> _Exercise_
Scan the entries below for the word "with". Copy each line that has it.

> _Raw records_
-*-*-

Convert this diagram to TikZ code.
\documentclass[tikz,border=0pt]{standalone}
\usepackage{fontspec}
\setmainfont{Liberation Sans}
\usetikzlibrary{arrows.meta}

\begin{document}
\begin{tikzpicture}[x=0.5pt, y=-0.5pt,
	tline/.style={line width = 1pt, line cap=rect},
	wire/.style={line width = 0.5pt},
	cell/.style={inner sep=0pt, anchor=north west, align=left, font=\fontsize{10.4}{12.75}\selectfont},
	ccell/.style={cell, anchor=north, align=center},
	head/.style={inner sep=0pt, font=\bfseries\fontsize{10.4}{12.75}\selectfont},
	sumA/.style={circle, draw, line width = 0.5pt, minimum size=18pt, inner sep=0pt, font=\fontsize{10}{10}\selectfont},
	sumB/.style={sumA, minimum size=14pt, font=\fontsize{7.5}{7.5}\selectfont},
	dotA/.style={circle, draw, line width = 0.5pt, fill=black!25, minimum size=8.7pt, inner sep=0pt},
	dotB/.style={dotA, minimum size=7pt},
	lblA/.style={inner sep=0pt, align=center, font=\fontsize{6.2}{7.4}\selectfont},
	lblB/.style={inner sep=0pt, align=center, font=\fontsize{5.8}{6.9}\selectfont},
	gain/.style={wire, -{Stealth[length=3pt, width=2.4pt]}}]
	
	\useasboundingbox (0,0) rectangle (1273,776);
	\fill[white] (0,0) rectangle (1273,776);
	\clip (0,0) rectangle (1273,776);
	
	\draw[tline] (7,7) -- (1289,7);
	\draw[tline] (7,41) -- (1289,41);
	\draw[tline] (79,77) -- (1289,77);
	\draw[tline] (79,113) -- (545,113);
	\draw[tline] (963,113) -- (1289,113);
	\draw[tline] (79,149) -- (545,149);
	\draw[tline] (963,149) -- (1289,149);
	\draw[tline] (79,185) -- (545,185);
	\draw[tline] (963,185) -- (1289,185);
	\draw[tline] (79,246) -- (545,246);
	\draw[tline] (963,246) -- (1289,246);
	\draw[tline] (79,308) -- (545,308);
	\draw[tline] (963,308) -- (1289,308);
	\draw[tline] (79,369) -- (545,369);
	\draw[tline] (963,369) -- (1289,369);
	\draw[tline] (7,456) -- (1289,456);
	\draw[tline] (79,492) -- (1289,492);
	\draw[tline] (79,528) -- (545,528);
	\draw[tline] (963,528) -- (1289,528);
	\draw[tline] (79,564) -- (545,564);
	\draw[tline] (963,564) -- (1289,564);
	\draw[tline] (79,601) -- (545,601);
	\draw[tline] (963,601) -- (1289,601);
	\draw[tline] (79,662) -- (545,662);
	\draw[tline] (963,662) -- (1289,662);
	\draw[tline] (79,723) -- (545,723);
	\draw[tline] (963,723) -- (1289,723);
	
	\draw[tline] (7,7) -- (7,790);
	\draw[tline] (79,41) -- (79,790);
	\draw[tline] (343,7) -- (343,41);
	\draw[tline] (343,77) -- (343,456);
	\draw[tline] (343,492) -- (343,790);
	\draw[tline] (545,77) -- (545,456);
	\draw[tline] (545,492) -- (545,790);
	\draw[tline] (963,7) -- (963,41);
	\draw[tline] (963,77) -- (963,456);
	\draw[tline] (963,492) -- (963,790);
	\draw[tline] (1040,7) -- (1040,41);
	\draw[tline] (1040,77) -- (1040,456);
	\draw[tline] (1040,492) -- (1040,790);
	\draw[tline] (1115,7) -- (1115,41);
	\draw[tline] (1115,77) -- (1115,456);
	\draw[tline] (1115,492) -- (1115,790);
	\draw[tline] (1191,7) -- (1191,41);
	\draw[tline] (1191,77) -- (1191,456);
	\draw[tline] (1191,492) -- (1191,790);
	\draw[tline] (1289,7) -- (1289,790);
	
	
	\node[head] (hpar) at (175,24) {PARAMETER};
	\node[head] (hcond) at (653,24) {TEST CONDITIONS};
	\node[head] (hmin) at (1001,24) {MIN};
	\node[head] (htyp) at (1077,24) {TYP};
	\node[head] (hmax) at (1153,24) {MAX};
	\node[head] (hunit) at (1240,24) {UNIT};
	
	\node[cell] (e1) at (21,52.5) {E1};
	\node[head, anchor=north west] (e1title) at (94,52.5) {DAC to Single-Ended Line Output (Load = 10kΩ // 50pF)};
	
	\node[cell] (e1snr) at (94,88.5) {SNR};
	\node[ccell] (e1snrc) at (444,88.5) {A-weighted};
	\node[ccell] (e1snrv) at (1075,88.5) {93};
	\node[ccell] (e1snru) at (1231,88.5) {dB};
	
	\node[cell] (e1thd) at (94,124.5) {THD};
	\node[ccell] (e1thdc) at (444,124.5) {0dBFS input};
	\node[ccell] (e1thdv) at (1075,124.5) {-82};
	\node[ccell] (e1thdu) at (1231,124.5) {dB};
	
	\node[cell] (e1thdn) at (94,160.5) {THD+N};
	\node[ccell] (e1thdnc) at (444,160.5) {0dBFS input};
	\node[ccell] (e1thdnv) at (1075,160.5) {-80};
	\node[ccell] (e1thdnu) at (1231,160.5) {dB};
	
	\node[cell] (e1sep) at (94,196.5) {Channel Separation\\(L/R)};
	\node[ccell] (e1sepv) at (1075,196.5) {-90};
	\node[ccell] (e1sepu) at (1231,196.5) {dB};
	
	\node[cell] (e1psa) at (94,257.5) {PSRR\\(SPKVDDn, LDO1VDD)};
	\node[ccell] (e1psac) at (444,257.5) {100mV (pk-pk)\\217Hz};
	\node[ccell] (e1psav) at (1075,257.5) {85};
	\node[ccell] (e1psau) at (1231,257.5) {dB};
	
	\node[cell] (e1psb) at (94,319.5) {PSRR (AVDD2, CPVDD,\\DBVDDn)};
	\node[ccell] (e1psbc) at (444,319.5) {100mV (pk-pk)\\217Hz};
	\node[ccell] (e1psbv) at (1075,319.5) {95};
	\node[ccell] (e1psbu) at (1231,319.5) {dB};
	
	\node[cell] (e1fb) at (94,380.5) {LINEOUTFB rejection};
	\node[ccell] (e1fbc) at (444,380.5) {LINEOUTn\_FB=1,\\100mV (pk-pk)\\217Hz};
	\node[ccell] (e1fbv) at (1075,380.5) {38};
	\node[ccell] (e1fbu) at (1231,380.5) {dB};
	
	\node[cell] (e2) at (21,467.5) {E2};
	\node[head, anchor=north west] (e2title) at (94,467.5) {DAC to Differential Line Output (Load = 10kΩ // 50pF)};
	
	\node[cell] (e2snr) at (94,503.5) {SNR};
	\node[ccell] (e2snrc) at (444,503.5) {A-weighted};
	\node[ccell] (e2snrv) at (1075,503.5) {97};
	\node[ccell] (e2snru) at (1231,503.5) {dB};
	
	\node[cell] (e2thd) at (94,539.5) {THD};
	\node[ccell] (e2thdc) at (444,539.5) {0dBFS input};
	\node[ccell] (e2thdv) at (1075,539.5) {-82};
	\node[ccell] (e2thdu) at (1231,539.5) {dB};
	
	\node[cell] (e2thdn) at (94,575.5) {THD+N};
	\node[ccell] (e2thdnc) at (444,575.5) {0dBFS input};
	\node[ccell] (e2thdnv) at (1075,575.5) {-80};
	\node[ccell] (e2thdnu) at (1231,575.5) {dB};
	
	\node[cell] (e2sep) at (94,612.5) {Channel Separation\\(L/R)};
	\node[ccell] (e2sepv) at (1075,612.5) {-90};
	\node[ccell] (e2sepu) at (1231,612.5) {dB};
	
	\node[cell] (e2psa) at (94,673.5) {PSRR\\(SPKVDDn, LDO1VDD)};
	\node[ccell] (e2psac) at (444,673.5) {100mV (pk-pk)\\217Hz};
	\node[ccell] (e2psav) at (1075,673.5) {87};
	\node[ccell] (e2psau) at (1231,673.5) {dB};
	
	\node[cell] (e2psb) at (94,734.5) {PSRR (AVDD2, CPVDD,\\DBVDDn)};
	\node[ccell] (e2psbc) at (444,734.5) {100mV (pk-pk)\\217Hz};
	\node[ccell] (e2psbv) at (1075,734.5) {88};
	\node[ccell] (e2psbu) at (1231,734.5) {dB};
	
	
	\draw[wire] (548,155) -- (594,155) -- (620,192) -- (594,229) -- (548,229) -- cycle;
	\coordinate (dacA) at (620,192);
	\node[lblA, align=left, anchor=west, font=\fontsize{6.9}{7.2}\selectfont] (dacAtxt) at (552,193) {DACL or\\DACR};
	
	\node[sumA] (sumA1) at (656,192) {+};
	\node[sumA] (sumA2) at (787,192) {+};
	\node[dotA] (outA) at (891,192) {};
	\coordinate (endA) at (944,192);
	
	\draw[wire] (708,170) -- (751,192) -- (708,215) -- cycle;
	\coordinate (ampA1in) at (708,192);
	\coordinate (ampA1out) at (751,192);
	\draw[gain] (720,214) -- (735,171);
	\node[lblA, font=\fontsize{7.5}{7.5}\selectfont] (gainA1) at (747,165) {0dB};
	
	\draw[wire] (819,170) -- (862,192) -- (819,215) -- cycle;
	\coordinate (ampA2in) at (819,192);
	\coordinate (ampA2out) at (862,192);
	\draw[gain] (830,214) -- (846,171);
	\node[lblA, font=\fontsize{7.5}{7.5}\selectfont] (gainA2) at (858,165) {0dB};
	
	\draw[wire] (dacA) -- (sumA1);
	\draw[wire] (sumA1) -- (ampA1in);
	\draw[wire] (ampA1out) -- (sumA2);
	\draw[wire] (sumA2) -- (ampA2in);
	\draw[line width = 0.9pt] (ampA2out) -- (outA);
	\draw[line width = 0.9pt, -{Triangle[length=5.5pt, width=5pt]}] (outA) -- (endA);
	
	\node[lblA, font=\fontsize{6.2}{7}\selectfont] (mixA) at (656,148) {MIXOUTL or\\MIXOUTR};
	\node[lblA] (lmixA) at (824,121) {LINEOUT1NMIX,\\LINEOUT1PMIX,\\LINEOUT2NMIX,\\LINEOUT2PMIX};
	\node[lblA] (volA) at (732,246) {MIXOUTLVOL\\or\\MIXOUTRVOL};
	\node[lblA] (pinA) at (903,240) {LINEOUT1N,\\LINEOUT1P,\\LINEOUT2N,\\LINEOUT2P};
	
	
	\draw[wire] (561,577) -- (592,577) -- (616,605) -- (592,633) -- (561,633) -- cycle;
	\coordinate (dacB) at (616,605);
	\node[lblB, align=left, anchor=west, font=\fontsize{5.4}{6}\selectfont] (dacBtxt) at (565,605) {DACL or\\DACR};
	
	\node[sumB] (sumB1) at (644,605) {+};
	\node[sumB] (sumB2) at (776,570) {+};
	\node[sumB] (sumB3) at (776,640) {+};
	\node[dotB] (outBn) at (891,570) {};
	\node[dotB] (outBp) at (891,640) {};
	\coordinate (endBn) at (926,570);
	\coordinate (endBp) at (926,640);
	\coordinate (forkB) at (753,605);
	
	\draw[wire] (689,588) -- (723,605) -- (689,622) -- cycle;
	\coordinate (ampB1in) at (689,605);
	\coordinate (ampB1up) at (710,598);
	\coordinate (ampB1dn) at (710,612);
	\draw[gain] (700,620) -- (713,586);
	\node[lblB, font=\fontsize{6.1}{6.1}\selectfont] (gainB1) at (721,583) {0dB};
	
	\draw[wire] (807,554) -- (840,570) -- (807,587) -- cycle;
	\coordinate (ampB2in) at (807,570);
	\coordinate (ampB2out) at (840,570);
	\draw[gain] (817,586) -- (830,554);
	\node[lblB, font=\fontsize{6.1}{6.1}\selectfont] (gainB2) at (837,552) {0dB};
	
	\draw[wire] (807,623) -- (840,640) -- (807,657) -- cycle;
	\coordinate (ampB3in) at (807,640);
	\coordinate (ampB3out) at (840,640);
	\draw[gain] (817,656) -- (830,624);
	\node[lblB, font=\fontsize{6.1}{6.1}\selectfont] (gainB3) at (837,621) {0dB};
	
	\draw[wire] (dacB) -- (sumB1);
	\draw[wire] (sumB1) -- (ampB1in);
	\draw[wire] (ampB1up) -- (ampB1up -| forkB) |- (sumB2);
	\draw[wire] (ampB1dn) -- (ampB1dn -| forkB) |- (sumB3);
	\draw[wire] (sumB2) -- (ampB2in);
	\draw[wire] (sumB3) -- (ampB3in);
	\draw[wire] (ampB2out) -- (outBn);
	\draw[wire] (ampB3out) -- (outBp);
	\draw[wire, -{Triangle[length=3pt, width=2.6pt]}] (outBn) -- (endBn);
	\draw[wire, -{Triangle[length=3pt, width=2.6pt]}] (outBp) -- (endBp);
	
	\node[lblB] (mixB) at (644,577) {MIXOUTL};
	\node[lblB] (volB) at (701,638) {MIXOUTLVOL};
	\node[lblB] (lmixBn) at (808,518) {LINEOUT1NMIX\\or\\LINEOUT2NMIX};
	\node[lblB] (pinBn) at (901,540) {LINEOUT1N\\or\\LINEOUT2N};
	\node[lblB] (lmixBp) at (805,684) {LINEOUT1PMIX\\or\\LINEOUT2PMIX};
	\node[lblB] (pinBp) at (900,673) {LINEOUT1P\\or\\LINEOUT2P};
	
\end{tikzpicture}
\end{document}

-*-*-

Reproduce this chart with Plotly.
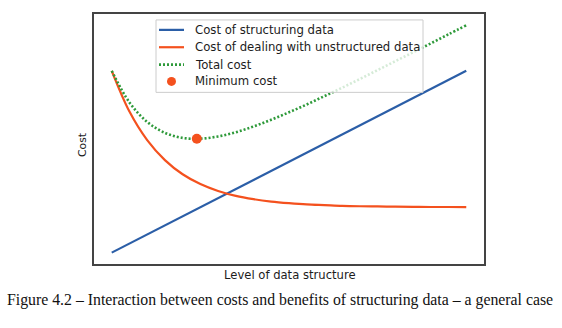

-*-*-

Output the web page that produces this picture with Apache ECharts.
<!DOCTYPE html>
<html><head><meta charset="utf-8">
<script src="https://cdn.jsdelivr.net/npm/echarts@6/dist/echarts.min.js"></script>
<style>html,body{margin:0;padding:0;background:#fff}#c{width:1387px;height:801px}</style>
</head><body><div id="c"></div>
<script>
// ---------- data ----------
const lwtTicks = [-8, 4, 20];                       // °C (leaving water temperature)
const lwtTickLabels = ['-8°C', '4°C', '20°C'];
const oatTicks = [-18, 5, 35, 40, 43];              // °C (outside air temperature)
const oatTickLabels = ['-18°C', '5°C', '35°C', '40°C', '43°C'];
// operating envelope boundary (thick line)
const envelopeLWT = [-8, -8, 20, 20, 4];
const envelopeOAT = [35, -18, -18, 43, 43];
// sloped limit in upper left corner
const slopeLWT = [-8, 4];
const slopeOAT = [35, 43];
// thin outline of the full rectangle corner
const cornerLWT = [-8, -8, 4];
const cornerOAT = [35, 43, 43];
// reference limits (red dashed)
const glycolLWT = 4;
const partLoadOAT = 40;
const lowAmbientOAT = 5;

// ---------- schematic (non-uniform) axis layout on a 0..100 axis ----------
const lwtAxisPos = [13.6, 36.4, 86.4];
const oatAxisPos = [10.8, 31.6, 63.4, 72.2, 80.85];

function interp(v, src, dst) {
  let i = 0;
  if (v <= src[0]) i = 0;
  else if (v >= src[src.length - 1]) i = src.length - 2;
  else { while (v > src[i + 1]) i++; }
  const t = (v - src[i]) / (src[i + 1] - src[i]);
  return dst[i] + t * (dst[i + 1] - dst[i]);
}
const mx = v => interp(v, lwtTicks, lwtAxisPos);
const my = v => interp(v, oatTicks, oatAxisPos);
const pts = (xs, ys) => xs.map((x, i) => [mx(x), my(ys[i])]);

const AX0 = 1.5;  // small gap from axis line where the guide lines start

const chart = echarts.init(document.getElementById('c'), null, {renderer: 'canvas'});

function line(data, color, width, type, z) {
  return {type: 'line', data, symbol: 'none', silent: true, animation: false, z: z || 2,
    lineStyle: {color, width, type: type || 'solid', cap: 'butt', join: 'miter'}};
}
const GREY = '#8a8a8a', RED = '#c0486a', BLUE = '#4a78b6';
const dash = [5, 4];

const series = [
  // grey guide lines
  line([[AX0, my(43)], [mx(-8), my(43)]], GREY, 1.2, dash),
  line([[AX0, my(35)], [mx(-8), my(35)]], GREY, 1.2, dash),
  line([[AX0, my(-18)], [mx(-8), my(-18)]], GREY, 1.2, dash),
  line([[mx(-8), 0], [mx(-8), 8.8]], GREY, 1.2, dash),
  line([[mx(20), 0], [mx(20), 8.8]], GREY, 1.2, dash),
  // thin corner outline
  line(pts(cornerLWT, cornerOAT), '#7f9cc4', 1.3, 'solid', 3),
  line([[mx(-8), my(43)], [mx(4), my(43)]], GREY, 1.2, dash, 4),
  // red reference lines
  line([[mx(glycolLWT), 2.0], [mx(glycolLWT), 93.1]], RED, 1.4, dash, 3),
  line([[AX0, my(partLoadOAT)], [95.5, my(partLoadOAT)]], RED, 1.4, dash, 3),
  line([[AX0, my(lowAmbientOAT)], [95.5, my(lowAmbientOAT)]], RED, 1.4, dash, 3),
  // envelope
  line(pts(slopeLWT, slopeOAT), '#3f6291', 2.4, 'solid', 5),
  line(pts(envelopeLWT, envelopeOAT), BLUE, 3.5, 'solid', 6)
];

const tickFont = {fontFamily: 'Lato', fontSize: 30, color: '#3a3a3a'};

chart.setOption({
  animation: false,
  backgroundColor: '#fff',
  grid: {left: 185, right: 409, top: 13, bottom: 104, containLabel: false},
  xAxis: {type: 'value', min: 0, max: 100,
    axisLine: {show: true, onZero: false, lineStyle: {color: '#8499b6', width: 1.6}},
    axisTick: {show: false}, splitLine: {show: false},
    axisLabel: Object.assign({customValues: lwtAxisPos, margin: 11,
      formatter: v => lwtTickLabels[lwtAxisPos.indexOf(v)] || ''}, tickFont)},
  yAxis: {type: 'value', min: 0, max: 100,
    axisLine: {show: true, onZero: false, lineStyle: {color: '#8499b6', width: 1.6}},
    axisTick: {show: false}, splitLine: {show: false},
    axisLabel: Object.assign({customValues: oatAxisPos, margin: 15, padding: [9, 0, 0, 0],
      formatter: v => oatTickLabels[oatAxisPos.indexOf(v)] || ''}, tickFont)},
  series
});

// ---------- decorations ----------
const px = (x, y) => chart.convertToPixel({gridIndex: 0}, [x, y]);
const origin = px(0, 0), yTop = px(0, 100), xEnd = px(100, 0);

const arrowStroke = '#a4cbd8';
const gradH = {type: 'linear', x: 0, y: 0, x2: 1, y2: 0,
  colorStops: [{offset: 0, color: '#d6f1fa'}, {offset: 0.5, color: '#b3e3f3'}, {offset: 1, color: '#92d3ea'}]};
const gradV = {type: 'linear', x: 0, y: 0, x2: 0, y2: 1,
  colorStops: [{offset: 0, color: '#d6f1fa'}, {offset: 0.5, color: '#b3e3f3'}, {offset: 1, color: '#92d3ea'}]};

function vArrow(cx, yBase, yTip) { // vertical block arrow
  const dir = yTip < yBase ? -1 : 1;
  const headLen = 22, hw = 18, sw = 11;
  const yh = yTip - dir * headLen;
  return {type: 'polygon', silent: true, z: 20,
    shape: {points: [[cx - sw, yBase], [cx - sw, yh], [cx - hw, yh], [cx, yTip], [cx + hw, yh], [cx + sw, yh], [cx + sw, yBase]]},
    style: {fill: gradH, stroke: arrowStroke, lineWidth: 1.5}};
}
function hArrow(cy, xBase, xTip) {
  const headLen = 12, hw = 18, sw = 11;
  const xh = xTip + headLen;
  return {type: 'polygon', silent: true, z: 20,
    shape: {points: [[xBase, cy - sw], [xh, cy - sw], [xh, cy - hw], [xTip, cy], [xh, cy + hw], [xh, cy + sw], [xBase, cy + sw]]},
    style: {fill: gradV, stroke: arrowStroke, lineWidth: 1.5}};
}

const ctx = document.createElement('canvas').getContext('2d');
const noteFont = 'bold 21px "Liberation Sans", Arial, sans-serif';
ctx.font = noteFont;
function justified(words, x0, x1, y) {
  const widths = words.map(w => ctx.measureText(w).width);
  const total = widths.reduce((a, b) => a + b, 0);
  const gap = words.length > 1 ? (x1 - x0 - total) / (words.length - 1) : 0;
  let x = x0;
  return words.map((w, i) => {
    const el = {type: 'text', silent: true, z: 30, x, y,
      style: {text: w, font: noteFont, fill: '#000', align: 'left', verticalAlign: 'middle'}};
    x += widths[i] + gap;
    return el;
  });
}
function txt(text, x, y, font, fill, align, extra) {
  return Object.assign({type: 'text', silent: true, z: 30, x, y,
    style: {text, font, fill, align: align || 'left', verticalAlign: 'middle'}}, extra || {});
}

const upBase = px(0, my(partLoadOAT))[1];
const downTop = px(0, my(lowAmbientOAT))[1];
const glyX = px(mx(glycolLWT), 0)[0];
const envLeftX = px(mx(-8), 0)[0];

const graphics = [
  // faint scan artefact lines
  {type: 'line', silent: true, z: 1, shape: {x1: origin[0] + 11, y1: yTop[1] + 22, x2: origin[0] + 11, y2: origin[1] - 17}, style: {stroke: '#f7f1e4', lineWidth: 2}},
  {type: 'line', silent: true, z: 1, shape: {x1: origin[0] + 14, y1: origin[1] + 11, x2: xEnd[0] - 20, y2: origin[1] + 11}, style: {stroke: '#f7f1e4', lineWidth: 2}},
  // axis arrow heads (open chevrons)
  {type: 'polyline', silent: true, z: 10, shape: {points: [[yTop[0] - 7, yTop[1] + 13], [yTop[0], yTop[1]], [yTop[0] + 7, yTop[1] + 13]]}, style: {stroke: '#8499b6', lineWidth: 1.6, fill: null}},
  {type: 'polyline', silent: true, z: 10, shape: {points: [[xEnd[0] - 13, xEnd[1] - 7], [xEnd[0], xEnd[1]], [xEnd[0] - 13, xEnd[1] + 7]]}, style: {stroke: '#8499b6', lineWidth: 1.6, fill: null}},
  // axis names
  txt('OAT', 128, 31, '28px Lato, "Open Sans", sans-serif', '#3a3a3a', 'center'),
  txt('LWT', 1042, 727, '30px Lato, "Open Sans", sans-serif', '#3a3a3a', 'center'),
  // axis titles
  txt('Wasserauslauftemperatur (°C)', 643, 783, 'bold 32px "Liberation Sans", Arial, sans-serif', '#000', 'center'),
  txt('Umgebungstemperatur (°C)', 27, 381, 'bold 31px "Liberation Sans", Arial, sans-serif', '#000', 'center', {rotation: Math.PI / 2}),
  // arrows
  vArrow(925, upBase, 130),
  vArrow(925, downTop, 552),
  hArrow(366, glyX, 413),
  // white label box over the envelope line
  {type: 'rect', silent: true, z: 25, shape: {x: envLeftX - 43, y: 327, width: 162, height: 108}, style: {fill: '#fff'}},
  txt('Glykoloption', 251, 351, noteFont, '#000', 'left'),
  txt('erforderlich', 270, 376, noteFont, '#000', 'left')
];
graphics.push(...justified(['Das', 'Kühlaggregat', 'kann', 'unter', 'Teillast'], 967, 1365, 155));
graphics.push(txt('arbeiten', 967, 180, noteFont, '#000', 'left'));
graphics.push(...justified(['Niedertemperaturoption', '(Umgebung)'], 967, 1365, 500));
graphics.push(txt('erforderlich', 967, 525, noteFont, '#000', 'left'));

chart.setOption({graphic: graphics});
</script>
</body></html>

-*-*-

> _Result of the task_
Reproduce this chart with Plotly.
Output the web page that produces this picture with Apache ECharts.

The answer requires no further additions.